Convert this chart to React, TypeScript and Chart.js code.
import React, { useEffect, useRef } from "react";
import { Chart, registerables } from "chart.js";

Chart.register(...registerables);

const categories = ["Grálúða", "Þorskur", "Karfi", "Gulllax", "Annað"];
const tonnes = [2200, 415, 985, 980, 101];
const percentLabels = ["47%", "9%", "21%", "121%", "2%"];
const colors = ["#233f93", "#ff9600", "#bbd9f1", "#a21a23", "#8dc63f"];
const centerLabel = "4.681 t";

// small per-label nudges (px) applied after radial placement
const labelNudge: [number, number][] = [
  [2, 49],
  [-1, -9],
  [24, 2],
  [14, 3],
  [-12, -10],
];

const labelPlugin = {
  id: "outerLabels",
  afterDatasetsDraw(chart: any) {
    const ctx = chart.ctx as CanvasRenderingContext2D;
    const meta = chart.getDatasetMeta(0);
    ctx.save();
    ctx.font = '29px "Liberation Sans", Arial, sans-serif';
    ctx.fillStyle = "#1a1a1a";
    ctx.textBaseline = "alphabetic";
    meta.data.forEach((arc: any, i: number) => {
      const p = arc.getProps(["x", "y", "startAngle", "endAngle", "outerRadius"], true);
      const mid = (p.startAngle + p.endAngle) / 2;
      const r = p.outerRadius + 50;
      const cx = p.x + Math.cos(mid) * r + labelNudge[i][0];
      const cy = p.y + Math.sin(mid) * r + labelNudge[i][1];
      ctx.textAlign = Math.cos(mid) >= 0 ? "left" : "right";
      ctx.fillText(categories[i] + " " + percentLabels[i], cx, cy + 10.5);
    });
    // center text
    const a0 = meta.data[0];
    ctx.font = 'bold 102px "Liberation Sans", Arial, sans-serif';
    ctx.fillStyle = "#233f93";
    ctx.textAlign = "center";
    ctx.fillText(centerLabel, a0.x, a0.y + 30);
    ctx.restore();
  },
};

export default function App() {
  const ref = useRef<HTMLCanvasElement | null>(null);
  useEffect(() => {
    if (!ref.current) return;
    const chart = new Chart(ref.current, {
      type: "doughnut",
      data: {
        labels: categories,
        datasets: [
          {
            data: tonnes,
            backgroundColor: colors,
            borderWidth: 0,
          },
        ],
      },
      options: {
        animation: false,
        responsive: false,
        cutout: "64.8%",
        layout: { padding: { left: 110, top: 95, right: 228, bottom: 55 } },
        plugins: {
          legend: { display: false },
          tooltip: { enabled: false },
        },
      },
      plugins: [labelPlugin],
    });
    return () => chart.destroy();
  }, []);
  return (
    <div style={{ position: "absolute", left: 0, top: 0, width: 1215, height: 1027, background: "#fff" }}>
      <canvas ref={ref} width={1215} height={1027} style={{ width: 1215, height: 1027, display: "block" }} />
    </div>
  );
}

--------------------------------------------------

TASK INSTRUCTIONS: Set down the lines above as they stand, starting with the first line and ending with the line that contains "Chart.register(...registerables);".

FINAL ANSWER:
Convert this chart to React, TypeScript and Chart.js code.
import React, { useEffect, useRef } from "react";
import { Chart, registerables } from "chart.js";

Chart.register(...registerables);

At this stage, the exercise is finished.